The most important thing to be careful of is to not get a board that is too stiff. You can feel the difference in stiffness by holding the board upright and trying to push the middle of the board, but this is something a shop can give you the best advice on. A stiffer board than what she had will improve her riding, but going to stiff is going to stifle it. It's a little hard to read the specs on a board and know if a wood core is better than a foam core is better than having a metal layer inside or what quality ptex is used for the base, but in general, the higher the list price, the more quality is in the board and the better it will perform. For some people, the graphics on the board are important too. For certain, ugly graphics can spoil the experience. Of course, perceptions of ugliness and coolness may vary. You may need to consult an expert on this (i.e. your daughter).
Two big things to consider with bindings are comfort and ease of use.

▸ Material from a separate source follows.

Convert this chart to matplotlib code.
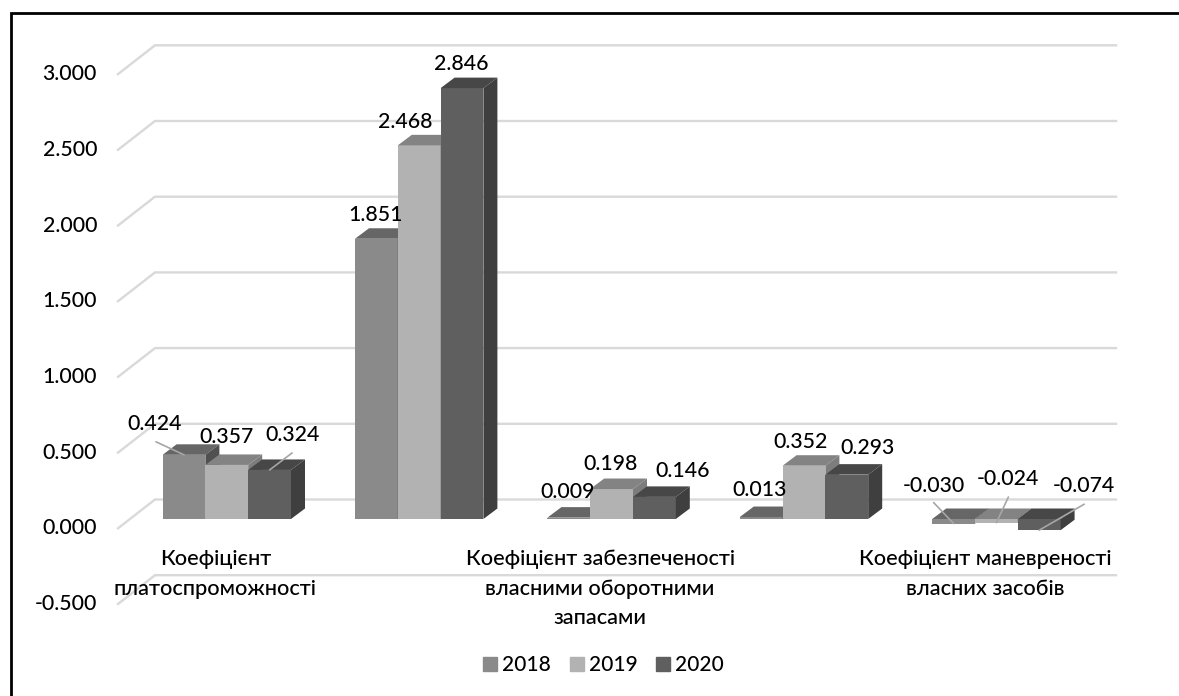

If at all possible, bring in your boots and try the set up out in a store. Another advantage of using a shop is that you can ask them to help tweak the binding setup for the best fit. Sometimes it helps to offset the heel cup for a tighter fit. Make sure that you also learn how to adjust the highback forward lean. Make sure that you have the straps adjusted so that they ratchet tight into the middle of the strap vs too long or too short.
Although you've not told the story of the old board, one thing to make sure of is that your daughter has a cable lock to secure her new board while she's on the mountain. Don't forget to get a stomp pad. Ask your daughter whether she wants it in the middle or positioned towards the back foot. She should carry a snowboard tool for emergency fixes. She should also have helmet so that she can safely head butt the guys after successful tricks in the park. So as long as you're at it, get all the extra stuff too.